Up until a few days ago, there were three different kinds of toothpaste in our bathroom, one belonging to each of the three people living in our home. My husband and I have long agreed on different brands; having two kinds seems to be better than complaining about each other’s preferences. The third tube belonged to our son, who was back “at home” for a short time. The extra tube of toothpaste was a visual reminder of our altered household.

Like many young adults, our son returned to the family nest after experiencing the freedom and responsibility of living independently. As summer ended, he found himself to be temporarily homeless when his best efforts to find a suitable apartment were unsuccessful. He asked to live with us briefly, and we readily agreed. We love our son, and we want to provide for him.

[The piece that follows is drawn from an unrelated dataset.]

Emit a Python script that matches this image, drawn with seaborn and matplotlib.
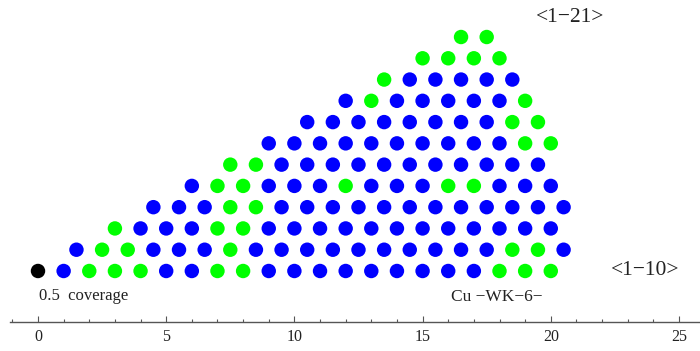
import matplotlib
matplotlib.use("Agg")
import matplotlib.pyplot as plt
from matplotlib.ticker import MultipleLocator
import seaborn as sns
import pandas as pd

# Lattice rows, bottom to top: first site position and site occupation
# (B = blue site, G = green site), one character per site, unit spacing.
row_start = [1, 1.5, 3, 4.5, 6, 7.5, 9, 10.5, 12, 13.5, 15, 16.5]
row_sites = [
    "BGGGBBGGBBBBBBBBBGGG",
    "BGGBBBGBBBBBBBBBBGGB",
    "GBBBGGBBBBBBBBBBBB",
    "BBBGGBBBBBBBBBBBB",
    "BGGBBBGBBBGGBBB",
    "GGBBBBBBBBBBB",
    "BBBBBBBBBBGG",
    "BBBBBBBBGG",
    "BGBBBBBG",
    "GBBBBB",
    "GGGG",
    "GG",
]
origin_site = (0, 0)  # black reference site

x_ticks = [0, 5, 10, 15, 20, 25]

records = [{"x": origin_site[0], "row": origin_site[1], "kind": "K"}]
for r, (start, sites) in enumerate(zip(row_start, row_sites)):
    for i, c in enumerate(sites):
        records.append({"x": start + i, "row": r, "kind": c})
df = pd.DataFrame(records)

sns.set_theme(style="white")
plt.rcParams["font.family"] = ["Liberation Serif", "DejaVu Serif"]

fig = plt.figure(figsize=(7.0, 3.51), dpi=100)
ax = fig.add_axes([10 / 700, 29 / 351, 690 / 700, 322 / 351])

sns.scatterplot(
    data=df, x="x", y="row", hue="kind",
    palette={"B": "#0000ff", "G": "#00ff00", "K": "#000000"},
    s=108, linewidth=0, legend=False, ax=ax,
)

ax.set_xlim(-1.092, 25.82)
ax.set_ylim(-2.398, 12.74)
ax.set_xlabel("")
ax.set_ylabel("")
ax.set_yticks([])
ax.set_xticks(x_ticks)
ax.xaxis.set_minor_locator(MultipleLocator(1))
for side in ("left", "top", "right"):
    ax.spines[side].set_visible(False)
ax.spines["bottom"].set_color("#555555")
ax.spines["bottom"].set_linewidth(1.0)
ax.tick_params(axis="x", which="major", direction="in", length=4.5, width=0.8,
               color="#555555", pad=5, labelsize=11.5, labelcolor="#222222",
               bottom=True)
ax.tick_params(axis="x", which="minor", direction="in", length=2.5, width=0.8,
               color="#555555", bottom=True)
ax.grid(False)

ax.text(20.75, 11.94, "<1\u221221>", fontsize=15.5, ha="center", va="center",
        color="#222222")
ax.text(23.67, 0.0, "<1\u221210>", fontsize=15.5, ha="center", va="center",
        color="#222222")
ax.text(0.05, -1.18, "0.5  coverage", fontsize=12, ha="left", va="center",
        color="#222222")
ax.text(17.9, -1.22, "Cu \u2212WK\u22126\u2212", fontsize=12.5, ha="center",
        va="center", color="#222222")

fig.savefig("out.png", dpi=100)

At the same time, I was a little anxious about it. For starters, our basement was under renovation, so our son would need to use the guest room just beside our bedroom, making us all a little cozy. The same applied to the house’s only bathroom. Would the cosiness become cramped? Would we get irritated with the unfamiliar closeness?

Furthermore, middle-aged people can get quite set in their ways; at least the two that live in my house are so inclined. How flexible could we be in accommodating our son’s interests, friends and activities? He was used to living free from parental observation; how would he adjust to our presence in his daily life? What about his independence, such an important value in our culture? Does living at home delay or prevent him from fully becoming an adult? Are there psychological consequences for young adults still living at home?

What about the parent-child dance? Could we treat each other as relatively equal housemates, or would we fall back into family interactions more appropriate to other stages of life? Would I be unable to hold back from reminding my son to put on his coat when he went out? Would he feel the need to be oppositional or defensive, just to assert his independence? The Bible doesn’t readily answer these questions, given the differences between family life thousands of years ago and family life in Canada today. Psalm 37’s injunction, “do not fret”—repeated three times—could be a starting point.

Other families find themselves in the same situation. Many adult children return home, and they and their parents ask the questions I asked. It’s a phenomenon known as “boomeranging,” as the children who appear to be launched return to their parental home, often for multiple times.

Our boomerang experience was a success. As planned, our son soon found an affordable apartment; six weeks after he moved in with us, he was gone. The time we’d had together was pleasant, with none of my worries coming true. The kinds of things that make relationships work—respectful communication, flexibility and clear expectations—were in ample supply. Mutual affection and spontaneous play were the icing on the cake. Our cheerful temporary arrangement felt like an unexpected and delightful gift.

Of course, there was the empty space left behind when our son moved out. One woman says she feels like her womb makes an adjustment, stretching and contracting, each time her kids come and go. The easy solution to that: a soft and friendly kitten who took up residence just two days later. Not that he’s a replacement for my son!